It is a way of heating a home by taking warmth directly from the ground without the need to rely on fossil fuels or even stump up the cost of connecting to the main gas lines.

But, so far, ground-source heat pumps have been a niche way of supplying household energy used only in isolated locations.

However, the technology could soon be part of the mainstream energy network in Scotland after a company pioneering the technology announced it is expanding operations north of the Border.

Kensa are providers of “shared ground loop arrays”, a form of heating that provides each home with its own ground source heat pump, which the firm claims will mean lower bills and low-carbon heating with no heat loss.

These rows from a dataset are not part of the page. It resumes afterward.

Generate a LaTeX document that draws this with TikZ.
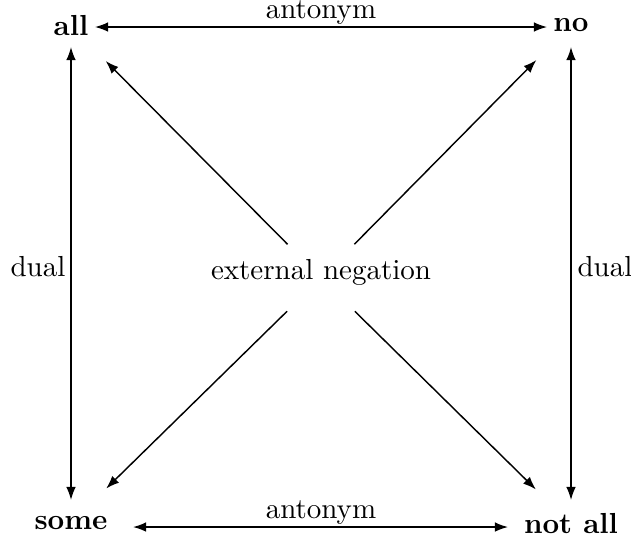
\documentclass[tikz,border=0pt]{standalone}
\usetikzlibrary{arrows.meta}
\begin{document}
\begin{tikzpicture}[x=0.345pt,y=-0.345pt, line width=0.5pt,
  corner/.style={font=\bfseries, inner sep=2.6pt, outer sep=0pt},
  lbl/.style={inner sep=0pt},
  tip/.style={-{Latex[length=4.5pt,width=3.3pt]}},
  bitip/.style={{Latex[length=4.5pt,width=3.3pt]}-{Latex[length=4.5pt,width=3.3pt]}}]
\useasboundingbox (0,0) rectangle (631,543);
\node[corner] (all) at (71,26) {all};
\node[corner] (no) at (571,25) {no};
\node[corner] (some) at (71,523) {some};
\node[corner] (notall) at (571,524) {not all};
\node[lbl] (neg) at (321,272) {external negation};
\coordinate (c) at (321,278);
\coordinate (b1) at (133,527);
\coordinate (b2) at (508,527);
\coordinate (t1) at (95,27);
\coordinate (t2) at (547,27);
\coordinate (l1) at (71,47);
\coordinate (l2) at (71,500);
\coordinate (r1) at (571,47);
\coordinate (r2) at (571,500);
% top and bottom antonyms
\draw[bitip] (t1) -- (t2);
\draw[bitip] (b1) -- (b2);
\node[lbl, anchor=base] (ant1) at (321,18.5) {antonym};
\node[lbl, anchor=base] (ant2) at (321,518) {antonym};
% duals
\draw[bitip] (l1) -- (l2);
\draw[bitip] (r1) -- (r2);
\node[lbl] (d1) at (38,267) {dual};
\node[lbl] (d2) at (605,267) {dual};
% external negation diagonals
\draw[tip, shorten <=16.4pt, shorten >=17pt] (c) -- (all.center);
\draw[tip, shorten <=16.4pt, shorten >=17pt] (c) -- (no.center);
\draw[tip, shorten <=16.4pt, shorten >=17pt] (c) -- (some.center);
\draw[tip, shorten <=16.4pt, shorten >=17pt] (c) -- (notall.center);
\end{tikzpicture}
\end{document}
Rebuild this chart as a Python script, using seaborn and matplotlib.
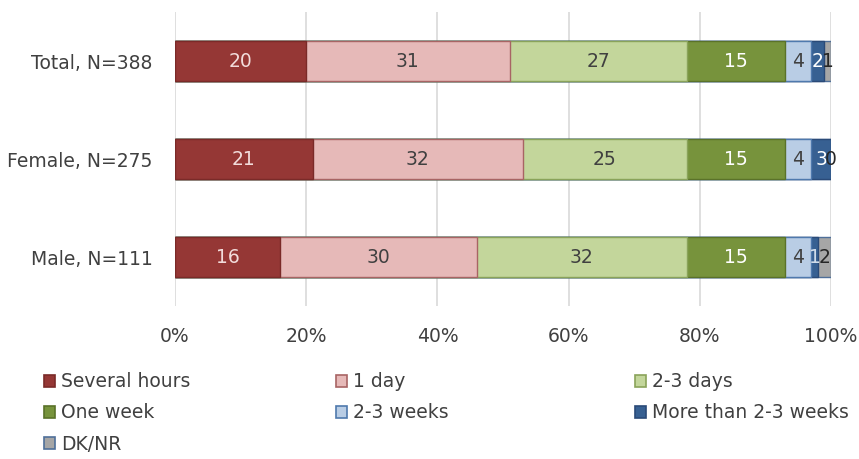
import matplotlib
matplotlib.use("Agg")
import matplotlib.pyplot as plt
from matplotlib.patches import Patch
import numpy as np
import pandas as pd
import seaborn as sns

groups = ["Total, N=388", "Female, N=275", "Male, N=111"]
series = ["Several hours", "1 day", "2-3 days", "One week", "2-3 weeks",
          "More than 2-3 weeks", "DK/NR"]
several_hours = [20, 21, 16]
one_day = [31, 32, 30]
two_three_days = [27, 25, 32]
one_week = [15, 15, 15]
two_three_weeks = [4, 4, 4]
more_than = [2, 3, 1]
dk_nr = [1, 0, 2]
xticks = [0, 20, 40, 60, 80, 100]

values = [several_hours, one_day, two_three_days, one_week, two_three_weeks,
          more_than, dk_nr]
fills = ["#953735", "#e6b9b8", "#c3d69b", "#77933c", "#b9cde5", "#376092", "#a6a6a6"]
edges = ["#7a2a28", "#a86464", "#8aa35a", "#5a7229", "#4f79ad", "#2a4a78", "#4f6f99"]
label_colors = ["#f2dcdb", "#404040", "#404040", "#ffffff", "#404040", "#ffffff", "#404040"]

sns.set_theme(style="white")
plt.rcParams["font.family"] = ["DejaVu Sans"]
FS = 13.5

fig = plt.figure(figsize=(8.59, 4.59), dpi=100)
ax = fig.add_axes([0.2037, 0.3333, 0.7637, 0.6405])

df = pd.DataFrame({s: v for s, v in zip(series, values)}, index=groups)
cum = df.cumsum(axis=1)

# Stack by overdrawing cumulative totals, longest first
for i in range(len(series) - 1, -1, -1):
    s = series[i]
    d = pd.DataFrame({"group": groups, "value": cum[s].values})
    sns.barplot(data=d, y="group", x="value", orient="h", ax=ax,
                color=fills[i], saturation=1, width=0.41,
                edgecolor=edges[i], linewidth=1.0, zorder=2)

# Segment value labels
for i, s in enumerate(series):
    starts = (cum[s] - df[s]).values
    for j, g in enumerate(groups):
        v = df[s].values[j]
        xc = starts[j] + v / 2
        col = label_colors[i]
        if s == "DK/NR" or (s == "More than 2-3 weeks" and v < 2):
            col = "#262626" if s == "DK/NR" else "#d0dcea"
        ax.text(xc, j, f"{v}", ha="center", va="center", fontsize=FS,
                color=col, zorder=5)

ax.set_xlim(0, 100)
ax.set_ylim(2.5, -0.5)
ax.set_xticks(xticks)
ax.set_xticklabels([f"{t}%" for t in xticks])
ax.set_xlabel("")
ax.set_ylabel("")
for sp in ax.spines.values():
    sp.set_visible(False)
ax.xaxis.grid(True, color="#d9d9d9", linewidth=1.2, zorder=0)
ax.set_axisbelow(True)
ax.tick_params(axis="x", length=0, pad=15, labelsize=FS, labelcolor="#404040")
ax.tick_params(axis="y", length=0, pad=16, labelsize=FS, labelcolor="#404040")

# Legend laid out in three columns
handles = [Patch(facecolor=fills[i], edgecolor=edges[i], linewidth=1.2, label=series[i])
           for i in range(len(series))]
cols = [[0, 3, 6], [1, 4], [2, 5]]
xs = [0.051, 0.391, 0.739]
for c, x0 in zip(cols, xs):
    leg = fig.legend(handles=[handles[k] for k in c], loc="upper left",
                     bbox_to_anchor=(x0, 0.189), frameon=False, ncol=1,
                     fontsize=FS, handlelength=0.62, handleheight=0.62,
                     handletextpad=0.32, labelspacing=0.65, borderaxespad=0,
                     borderpad=0)
    for t in leg.get_texts():
        t.set_color("#404040")

fig.savefig("out.png", dpi=100)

The company, based in Cornwall, said deployment of ground source heat pumps is particularly effective at alleviating fuel poverty in rural areas.

Ground-source heat pumps work by running water through energy-absorbing pipes that are fed back into a house and used to heat a secondary fluid which turns into gas in a condenser.

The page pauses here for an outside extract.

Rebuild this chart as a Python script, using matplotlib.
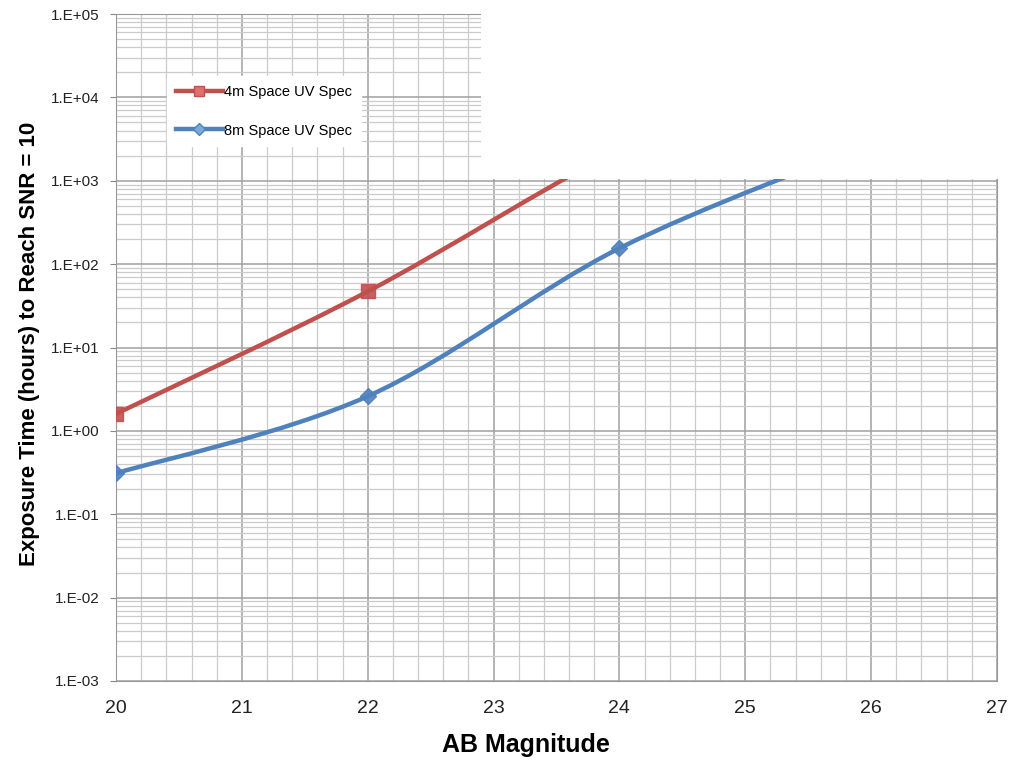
import numpy as np
import matplotlib.pyplot as plt
from matplotlib.path import Path
from matplotlib.patches import PathPatch, Rectangle
from matplotlib.lines import Line2D
from matplotlib.ticker import MultipleLocator, LogLocator, FixedLocator, NullFormatter

plt.rcParams['font.family'] = ['Liberation Sans Narrow', 'Liberation Sans', 'DejaVu Sans']

# data (points above 1E+03 sit under the white box)
mag = [20, 22, 24, 26]
time_4m = [1.6, 47, 2400, 6.0e4]
time_8m = [0.31, 2.6, 155, 2800]

series_names = ["4m Space UV Spec", "8m Space UV Spec"]
y_ticks = [1e-3, 1e-2, 1e-1, 1e0, 1e1, 1e2, 1e3, 1e4, 1e5]
y_tick_labels = ["1.E-03", "1.E-02", "1.E-01", "1.E+00", "1.E+01",
                 "1.E+02", "1.E+03", "1.E+04", "1.E+05"]
x_ticks = [20, 21, 22, 23, 24, 25, 26, 27]

red = "#C0504D"
blue = "#4F81BD"


def smooth_path(xs, ys):
    # excel style smoothed line: bezier segments in (x, log y) space
    px = np.array(xs, float)
    py = np.log10(ys)
    n = len(px)
    verts = [(px[0], py[0])]
    for i in range(n - 1):
        a = max(i - 1, 0)
        b = min(i + 2, n - 1)
        c1 = (px[i] + (px[i + 1] - px[a]) / 6, py[i] + (py[i + 1] - py[a]) / 6)
        c2 = (px[i + 1] - (px[b] - px[i]) / 6, py[i + 1] - (py[b] - py[i]) / 6)
        verts += [c1, c2, (px[i + 1], py[i + 1])]
    verts = [(x, 10 ** y) for x, y in verts]
    codes = [Path.MOVETO] + [Path.CURVE4] * (len(verts) - 1)
    return Path(verts, codes)


fig = plt.figure(figsize=(10.24, 7.61), dpi=100)
ax = fig.add_axes([116 / 1024, 1 - 681 / 761, 881 / 1024, 667 / 761])

ax.set_yscale('log')
ax.set_xlim(20, 27)
ax.set_ylim(1e-3, 1e5)

ax.xaxis.set_major_locator(FixedLocator(x_ticks))
ax.xaxis.set_minor_locator(MultipleLocator(0.2))
ax.yaxis.set_major_locator(FixedLocator(y_ticks))
ax.yaxis.set_minor_locator(LogLocator(base=10, subs=np.arange(2, 10)))
ax.yaxis.set_minor_formatter(NullFormatter())
ax.set_yticklabels(y_tick_labels)
ax.set_xticklabels([str(v) for v in x_ticks])

ax.grid(which='major', color='#a0a0a0', lw=1.1, zorder=0)
ax.grid(which='minor', color='#cbcbcb', lw=0.9, zorder=0)
ax.set_axisbelow(True)
ax.tick_params(which='minor', length=0)
ax.tick_params(axis='y', which='major', length=4, color='#888888', labelsize=11,
               pad=8, labelcolor='#222222')
ax.tick_params(axis='x', which='major', length=0, labelsize=14, pad=14,
               labelcolor='#222222')
for s in ax.spines.values():
    s.set_color('#999999')

for t, col, mk, ms in [(time_4m, red, 's', 10), (time_8m, blue, 'D', 8)]:
    ax.add_patch(PathPatch(smooth_path(mag, t), fill=False, edgecolor=col, lw=3.2,
                           capstyle='round', zorder=3))
    ax.plot(mag, t, ls='none', marker=mk, ms=ms, mfc=col, mec=col, alpha=0.9, zorder=4)

handles = [Line2D([], [], color=red, lw=3.2, marker='s', ms=7, mfc='#e07070', mec=red),
           Line2D([], [], color=blue, lw=3.2, marker='D', ms=6, mfc='#7aaadd', mec=blue)]
leg = ax.legend(handles, series_names, loc='upper left', bbox_to_anchor=(0.05, 0.918),
                frameon=True, fontsize=10.5, handlelength=3.2, handletextpad=0.1,
                labelspacing=1.7, borderpad=0.6)
leg.get_frame().set_edgecolor('white')
leg.get_frame().set_facecolor('white')
leg.get_frame().set_alpha(1)

# white box pasted over the upper right part of the plot
ax.add_patch(Rectangle((0.414, 0.752), 0.7, 0.3, transform=ax.transAxes,
                       facecolor='white', edgecolor='none', clip_on=False, zorder=10))

fig.text(30 / 1024, 1 - 344 / 761, "Exposure Time (hours) to Reach SNR = 10",
         rotation=90, ha='center', va='center', fontsize=16, fontweight='bold')
fig.text(526 / 1024, 1 - 745 / 761, "AB Magnitude", ha='center', va='center',
         fontsize=18, fontweight='bold')

fig.savefig("out.png", dpi=100)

This gas is hot enough to provide heating and hot water from the taps without the need to connect to largescale infrastructure. The firm has enlisted the services of Matthew Black, previously a senior energy adviser at the Stirlingshire-based Fintry Development Trust, specialising in reducing carbon emissions and enhancing sustainability.

Mr Black said: “Shared ground loop arrays are the most effective solution for delivering Scotland’s ambitions for the decarbonisation of heat. Along with the right policy changes in Scotland, we can make significant progress towards Scotland’s 2045 net-zero carbon target and beyond.

“The race to decarbonise electricity in Scotland has made considerable progress. The race to decarbonise heat and transport is on.”

Currently celebrating its 20th anniversary, Kensa’s heat pumps already provide heating to a number of sites, notably Orkney Islands Council’s multipurpose facility Stromness Warehouse, which is heated using the sea, and the first and most northerly ground source installations in Unst, Shetlands.

The Warehouse Buildings house the town’s library and customer services team, and provide a work base for staff from a variety of Council services, and draw heat from coils of pipes fixed to 12 stainless steel platforms – known as “pond-mats” – sunk beneath a nearby pier to draw heat from the surrounding water.

This has allowed the local authority to make substantial savings, thanks to the £1,550 cost of the electricity used to run the 2x40kW heat pump over a 12-month period, compared to £2,420 for an oil-based system.

It also means the Warehouse Buildings now produce substantially less greenhouse gas emissions than if a more conventional source of heat was used.

The carbon emissions linked to keeping the Warehouse Buildings warm are calculated to be six tonnes of CO2 per year, compared to more than 15 tonnes if an oil boiler had been fitted.

James Stockan, who chairs the council’s Development and Infrastructure Committee, said at the time: “Across the country very few buildings currently use sea-source heating systems. “As the Warehouse Buildings stand close to the sea, it made sense to opt for this innovative approach to keeping them warm and I am very pleased the system is proving to be efficient and effective.

“As we’re using heat from the sea and electricity primarily from renewables, these buildings are an excellent example of how the council is making significant steps towards creating buildings that are virtually carbon neutral in terms of their energy consumption.

“This investment clearly demonstrates our commitment to making best use of one of Orkney’s greatest assets – the abundant renewable energy we can harness from the wind and seas around us.”